■ Data excerpts
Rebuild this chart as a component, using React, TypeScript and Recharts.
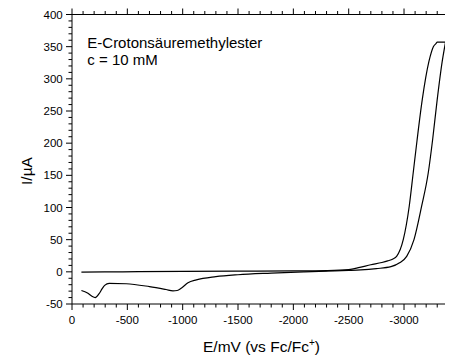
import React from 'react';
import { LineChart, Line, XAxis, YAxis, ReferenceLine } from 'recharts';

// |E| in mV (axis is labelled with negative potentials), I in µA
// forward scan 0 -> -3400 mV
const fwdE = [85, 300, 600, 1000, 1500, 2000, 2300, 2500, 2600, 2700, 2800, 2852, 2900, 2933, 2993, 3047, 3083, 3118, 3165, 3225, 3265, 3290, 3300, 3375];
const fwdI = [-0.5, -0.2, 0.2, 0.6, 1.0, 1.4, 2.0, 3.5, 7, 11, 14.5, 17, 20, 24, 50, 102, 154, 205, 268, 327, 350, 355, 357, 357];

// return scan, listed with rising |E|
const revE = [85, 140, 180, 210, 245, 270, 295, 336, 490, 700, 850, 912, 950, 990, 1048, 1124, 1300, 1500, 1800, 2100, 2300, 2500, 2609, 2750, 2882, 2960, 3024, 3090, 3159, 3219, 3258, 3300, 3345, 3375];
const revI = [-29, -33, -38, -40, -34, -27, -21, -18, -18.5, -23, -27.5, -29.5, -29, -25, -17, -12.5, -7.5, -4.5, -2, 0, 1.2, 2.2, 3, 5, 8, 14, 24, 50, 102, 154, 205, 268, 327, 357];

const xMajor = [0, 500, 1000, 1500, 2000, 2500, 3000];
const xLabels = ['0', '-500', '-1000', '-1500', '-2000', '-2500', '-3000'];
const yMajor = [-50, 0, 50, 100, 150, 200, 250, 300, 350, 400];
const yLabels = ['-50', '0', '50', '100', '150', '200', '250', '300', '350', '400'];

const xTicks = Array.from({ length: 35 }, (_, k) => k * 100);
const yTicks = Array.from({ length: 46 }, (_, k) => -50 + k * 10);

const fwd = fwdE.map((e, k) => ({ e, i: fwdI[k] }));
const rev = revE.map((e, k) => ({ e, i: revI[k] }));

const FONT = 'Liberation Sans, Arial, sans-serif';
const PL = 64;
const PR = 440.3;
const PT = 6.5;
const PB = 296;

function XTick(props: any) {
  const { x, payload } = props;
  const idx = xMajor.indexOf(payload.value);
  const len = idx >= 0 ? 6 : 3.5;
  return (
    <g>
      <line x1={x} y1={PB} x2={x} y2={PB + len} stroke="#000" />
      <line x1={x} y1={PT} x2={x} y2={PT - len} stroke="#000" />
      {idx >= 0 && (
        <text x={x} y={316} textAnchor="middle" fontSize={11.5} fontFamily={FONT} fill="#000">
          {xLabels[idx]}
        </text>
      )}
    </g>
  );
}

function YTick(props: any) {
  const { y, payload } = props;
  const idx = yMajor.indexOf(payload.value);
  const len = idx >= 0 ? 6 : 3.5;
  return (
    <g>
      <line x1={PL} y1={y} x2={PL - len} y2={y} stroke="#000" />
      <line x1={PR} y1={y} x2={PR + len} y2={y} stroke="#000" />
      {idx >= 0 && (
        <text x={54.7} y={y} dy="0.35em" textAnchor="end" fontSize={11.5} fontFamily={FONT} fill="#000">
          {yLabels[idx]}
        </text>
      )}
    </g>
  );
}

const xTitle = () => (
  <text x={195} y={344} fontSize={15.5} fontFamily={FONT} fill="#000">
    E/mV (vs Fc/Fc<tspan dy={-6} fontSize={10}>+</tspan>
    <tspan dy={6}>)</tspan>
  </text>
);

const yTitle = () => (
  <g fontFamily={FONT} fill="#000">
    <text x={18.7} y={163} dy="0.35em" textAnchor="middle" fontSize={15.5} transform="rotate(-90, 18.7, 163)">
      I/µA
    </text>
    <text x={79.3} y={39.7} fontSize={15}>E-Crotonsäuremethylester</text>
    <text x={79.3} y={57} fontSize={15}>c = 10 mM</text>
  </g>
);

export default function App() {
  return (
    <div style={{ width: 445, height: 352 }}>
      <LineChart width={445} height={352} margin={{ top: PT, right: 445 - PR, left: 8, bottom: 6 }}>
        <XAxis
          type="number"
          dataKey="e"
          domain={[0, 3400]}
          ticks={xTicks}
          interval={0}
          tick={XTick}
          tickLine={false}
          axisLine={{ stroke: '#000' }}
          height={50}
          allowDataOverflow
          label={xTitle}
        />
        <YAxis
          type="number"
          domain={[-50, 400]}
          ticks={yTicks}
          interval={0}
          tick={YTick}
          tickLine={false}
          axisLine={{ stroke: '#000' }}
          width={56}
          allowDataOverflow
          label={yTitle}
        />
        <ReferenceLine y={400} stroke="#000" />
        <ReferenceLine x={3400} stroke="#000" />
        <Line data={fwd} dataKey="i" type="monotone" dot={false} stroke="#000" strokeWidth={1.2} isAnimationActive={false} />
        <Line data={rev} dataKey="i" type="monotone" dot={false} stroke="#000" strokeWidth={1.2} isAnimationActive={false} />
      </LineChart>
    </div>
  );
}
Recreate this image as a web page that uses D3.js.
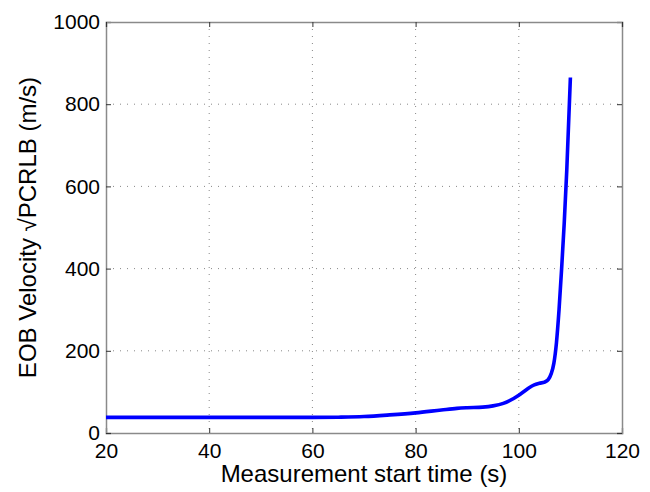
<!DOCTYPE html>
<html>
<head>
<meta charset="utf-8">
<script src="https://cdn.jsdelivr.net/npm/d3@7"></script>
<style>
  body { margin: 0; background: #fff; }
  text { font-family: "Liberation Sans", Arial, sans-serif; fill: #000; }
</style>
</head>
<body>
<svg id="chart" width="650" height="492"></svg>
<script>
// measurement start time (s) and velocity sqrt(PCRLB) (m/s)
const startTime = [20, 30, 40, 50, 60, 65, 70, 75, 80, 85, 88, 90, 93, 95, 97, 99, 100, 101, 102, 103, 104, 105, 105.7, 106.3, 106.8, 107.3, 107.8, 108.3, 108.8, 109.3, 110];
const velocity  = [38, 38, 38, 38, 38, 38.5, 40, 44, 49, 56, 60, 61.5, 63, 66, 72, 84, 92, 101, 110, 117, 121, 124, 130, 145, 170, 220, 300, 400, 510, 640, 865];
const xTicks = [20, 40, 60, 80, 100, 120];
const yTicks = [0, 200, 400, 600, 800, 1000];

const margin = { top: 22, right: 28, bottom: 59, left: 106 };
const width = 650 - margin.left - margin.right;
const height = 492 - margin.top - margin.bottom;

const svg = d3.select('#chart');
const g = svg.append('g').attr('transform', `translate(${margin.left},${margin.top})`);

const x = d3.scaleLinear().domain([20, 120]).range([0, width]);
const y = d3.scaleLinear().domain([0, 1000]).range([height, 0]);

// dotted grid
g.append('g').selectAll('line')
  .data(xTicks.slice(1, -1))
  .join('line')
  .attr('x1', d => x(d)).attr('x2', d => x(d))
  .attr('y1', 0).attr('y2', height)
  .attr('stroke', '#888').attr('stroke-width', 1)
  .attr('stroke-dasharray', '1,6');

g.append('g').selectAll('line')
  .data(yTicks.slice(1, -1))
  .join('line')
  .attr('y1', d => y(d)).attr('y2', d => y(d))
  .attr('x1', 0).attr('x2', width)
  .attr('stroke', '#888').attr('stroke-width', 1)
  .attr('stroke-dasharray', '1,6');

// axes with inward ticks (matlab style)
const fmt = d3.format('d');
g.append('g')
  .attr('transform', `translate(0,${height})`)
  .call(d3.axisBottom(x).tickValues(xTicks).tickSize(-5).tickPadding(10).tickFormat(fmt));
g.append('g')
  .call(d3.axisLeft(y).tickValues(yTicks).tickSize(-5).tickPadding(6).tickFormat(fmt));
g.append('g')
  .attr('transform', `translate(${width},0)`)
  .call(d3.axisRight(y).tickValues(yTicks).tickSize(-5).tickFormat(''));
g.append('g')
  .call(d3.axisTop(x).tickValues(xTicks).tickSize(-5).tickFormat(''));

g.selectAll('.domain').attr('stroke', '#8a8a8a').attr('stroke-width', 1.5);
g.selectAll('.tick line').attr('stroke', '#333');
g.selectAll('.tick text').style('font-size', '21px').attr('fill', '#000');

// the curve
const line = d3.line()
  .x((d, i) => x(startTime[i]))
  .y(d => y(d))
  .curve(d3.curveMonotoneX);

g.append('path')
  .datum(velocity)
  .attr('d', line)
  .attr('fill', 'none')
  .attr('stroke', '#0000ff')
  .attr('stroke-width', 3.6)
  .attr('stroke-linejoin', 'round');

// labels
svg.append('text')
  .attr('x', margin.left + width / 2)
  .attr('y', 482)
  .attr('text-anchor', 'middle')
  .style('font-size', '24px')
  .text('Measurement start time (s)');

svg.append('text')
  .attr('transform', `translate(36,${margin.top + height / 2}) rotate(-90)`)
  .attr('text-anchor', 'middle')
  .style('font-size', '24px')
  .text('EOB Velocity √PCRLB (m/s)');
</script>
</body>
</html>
* * *
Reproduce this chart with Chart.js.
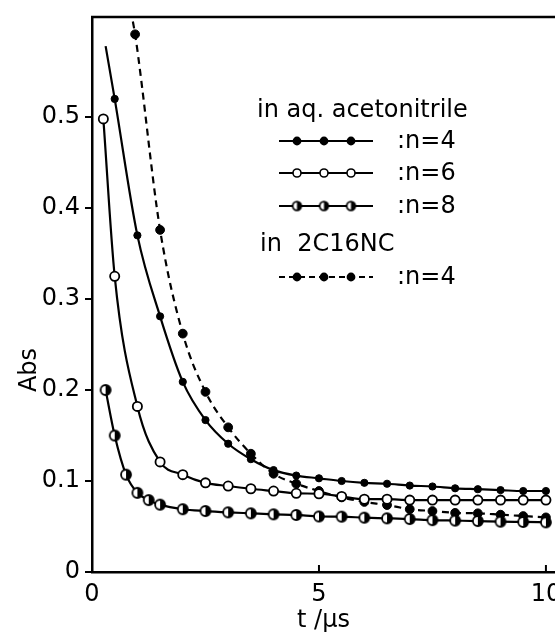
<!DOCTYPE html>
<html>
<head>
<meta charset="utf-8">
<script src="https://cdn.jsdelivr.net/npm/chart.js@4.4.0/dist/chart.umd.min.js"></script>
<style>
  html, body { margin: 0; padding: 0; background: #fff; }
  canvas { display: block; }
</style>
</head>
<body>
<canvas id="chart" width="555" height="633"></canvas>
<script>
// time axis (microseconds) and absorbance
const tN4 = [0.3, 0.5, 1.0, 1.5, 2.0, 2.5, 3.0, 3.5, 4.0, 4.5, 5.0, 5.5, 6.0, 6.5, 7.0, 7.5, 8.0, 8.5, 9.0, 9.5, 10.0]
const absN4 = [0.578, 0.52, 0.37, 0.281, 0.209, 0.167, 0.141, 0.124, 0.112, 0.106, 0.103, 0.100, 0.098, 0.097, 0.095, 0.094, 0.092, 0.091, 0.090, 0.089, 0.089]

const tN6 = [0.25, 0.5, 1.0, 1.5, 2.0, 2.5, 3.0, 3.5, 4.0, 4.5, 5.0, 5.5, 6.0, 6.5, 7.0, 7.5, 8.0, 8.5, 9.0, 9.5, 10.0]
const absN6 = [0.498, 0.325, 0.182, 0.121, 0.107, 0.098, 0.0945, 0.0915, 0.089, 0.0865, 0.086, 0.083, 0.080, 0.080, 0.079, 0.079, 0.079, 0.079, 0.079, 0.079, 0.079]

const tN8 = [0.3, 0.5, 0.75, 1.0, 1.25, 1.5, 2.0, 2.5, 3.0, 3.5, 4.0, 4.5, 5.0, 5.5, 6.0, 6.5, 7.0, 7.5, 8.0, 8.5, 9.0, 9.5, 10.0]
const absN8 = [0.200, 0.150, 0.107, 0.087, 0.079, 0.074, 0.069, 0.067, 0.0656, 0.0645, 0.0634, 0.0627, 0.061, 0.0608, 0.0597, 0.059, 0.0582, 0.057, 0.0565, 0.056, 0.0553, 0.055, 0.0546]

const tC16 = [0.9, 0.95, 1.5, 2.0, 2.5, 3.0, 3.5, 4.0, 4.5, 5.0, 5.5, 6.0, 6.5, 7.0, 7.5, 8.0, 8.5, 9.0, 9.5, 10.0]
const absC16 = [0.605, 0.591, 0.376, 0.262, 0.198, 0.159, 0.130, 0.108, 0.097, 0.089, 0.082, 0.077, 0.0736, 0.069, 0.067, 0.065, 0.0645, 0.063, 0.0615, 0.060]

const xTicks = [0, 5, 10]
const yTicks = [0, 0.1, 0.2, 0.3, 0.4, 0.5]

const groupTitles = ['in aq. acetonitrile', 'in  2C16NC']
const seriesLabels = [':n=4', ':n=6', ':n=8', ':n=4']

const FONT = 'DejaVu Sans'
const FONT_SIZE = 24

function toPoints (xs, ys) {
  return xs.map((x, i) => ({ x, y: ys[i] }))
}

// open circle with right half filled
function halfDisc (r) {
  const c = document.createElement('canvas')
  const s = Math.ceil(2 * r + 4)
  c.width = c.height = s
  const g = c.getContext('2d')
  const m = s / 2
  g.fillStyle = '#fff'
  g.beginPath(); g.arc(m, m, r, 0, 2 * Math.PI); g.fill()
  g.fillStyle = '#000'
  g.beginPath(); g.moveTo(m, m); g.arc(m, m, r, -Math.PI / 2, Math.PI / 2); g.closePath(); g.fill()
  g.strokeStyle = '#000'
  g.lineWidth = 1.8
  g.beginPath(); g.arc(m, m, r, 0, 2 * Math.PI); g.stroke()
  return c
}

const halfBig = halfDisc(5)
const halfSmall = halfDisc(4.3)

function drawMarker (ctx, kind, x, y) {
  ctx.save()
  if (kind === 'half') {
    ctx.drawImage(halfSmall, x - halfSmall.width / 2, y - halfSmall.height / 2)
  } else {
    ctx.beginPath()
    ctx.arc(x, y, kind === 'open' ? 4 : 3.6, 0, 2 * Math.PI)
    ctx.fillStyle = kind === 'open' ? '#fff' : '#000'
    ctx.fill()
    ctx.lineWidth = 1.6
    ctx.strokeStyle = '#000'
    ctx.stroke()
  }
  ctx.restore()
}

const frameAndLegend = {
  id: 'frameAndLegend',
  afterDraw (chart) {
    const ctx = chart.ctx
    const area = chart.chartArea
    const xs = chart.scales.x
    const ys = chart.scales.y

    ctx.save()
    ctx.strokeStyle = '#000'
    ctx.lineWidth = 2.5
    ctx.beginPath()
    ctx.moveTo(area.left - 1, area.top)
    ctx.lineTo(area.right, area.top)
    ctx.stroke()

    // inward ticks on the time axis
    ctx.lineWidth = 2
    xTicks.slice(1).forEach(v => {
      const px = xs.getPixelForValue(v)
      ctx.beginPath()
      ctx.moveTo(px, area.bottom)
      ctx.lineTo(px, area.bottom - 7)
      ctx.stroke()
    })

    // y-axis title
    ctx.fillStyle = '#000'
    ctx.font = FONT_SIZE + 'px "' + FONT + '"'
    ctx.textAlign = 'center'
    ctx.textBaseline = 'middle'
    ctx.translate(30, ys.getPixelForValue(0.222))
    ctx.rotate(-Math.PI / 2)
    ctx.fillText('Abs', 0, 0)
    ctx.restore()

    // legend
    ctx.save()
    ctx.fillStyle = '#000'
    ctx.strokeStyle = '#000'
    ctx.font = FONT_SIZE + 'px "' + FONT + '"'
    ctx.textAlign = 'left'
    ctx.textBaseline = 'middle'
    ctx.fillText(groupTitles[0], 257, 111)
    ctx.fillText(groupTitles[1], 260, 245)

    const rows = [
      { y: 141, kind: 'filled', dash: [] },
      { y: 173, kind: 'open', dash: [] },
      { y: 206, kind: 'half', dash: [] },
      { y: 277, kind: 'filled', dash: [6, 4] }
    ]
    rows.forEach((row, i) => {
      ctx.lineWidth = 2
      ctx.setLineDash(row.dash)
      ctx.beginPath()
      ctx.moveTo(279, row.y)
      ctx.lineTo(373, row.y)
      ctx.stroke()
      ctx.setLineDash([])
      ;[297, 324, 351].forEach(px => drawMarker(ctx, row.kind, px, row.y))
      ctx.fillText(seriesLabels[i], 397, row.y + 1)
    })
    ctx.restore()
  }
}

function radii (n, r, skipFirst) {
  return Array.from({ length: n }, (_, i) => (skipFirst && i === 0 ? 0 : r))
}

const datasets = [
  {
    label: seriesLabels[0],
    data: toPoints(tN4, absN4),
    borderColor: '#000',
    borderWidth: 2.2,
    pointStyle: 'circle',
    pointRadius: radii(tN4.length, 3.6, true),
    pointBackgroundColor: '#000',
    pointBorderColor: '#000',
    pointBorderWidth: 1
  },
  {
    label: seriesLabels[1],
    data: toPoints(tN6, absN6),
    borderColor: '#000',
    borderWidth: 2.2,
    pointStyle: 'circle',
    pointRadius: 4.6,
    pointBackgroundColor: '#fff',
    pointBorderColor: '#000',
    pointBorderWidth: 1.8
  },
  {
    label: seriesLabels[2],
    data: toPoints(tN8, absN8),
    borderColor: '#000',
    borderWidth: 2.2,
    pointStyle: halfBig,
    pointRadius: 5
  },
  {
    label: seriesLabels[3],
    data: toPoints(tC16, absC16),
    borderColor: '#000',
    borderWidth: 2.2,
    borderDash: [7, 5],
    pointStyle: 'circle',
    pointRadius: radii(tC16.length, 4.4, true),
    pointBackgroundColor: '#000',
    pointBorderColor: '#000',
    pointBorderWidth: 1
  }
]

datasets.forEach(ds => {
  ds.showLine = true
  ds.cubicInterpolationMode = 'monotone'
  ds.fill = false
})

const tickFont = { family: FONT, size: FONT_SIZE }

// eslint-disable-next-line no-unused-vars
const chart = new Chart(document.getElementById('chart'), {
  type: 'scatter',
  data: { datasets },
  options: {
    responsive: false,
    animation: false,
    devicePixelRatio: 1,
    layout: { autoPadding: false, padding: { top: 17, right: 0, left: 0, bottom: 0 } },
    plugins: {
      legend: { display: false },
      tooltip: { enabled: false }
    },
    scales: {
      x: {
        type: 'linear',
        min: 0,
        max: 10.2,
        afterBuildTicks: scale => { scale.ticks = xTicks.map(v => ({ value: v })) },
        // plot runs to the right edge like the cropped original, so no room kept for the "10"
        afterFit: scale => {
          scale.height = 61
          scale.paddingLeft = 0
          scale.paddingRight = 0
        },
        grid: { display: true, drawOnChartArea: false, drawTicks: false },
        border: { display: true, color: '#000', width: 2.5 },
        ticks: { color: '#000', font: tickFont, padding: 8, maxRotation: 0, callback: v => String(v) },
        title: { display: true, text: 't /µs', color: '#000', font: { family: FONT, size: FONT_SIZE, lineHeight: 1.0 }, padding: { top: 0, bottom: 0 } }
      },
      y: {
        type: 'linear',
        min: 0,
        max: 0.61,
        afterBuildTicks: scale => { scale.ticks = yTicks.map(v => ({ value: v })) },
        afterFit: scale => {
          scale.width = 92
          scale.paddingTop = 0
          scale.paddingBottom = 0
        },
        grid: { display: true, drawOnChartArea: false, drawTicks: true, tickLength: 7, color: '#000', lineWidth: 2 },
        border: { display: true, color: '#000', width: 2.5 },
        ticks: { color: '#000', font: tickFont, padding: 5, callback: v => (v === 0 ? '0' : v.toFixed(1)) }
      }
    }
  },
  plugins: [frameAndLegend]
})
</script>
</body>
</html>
...
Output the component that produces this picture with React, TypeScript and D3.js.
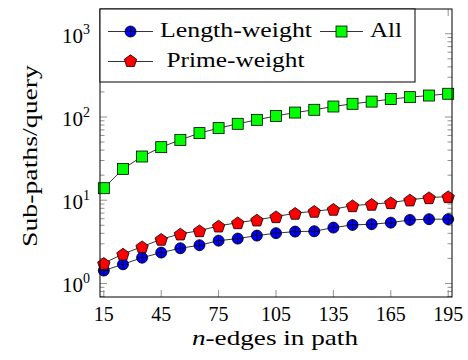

■ Requirement
In the entries above, find the line that contains "Rebuild this chart" and the line that contains "355, 357, 357];". Reproduce exactly those two lines and every line between them, but not the pictures.

■ The reply
Rebuild this chart as a component, using React, TypeScript and Recharts.
import React from 'react';
import { LineChart, Line, XAxis, YAxis, ReferenceLine } from 'recharts';

// |E| in mV (axis is labelled with negative potentials), I in µA
// forward scan 0 -> -3400 mV
const fwdE = [85, 300, 600, 1000, 1500, 2000, 2300, 2500, 2600, 2700, 2800, 2852, 2900, 2933, 2993, 3047, 3083, 3118, 3165, 3225, 3265, 3290, 3300, 3375];
const fwdI = [-0.5, -0.2, 0.2, 0.6, 1.0, 1.4, 2.0, 3.5, 7, 11, 14.5, 17, 20, 24, 50, 102, 154, 205, 268, 327, 350, 355, 357, 357];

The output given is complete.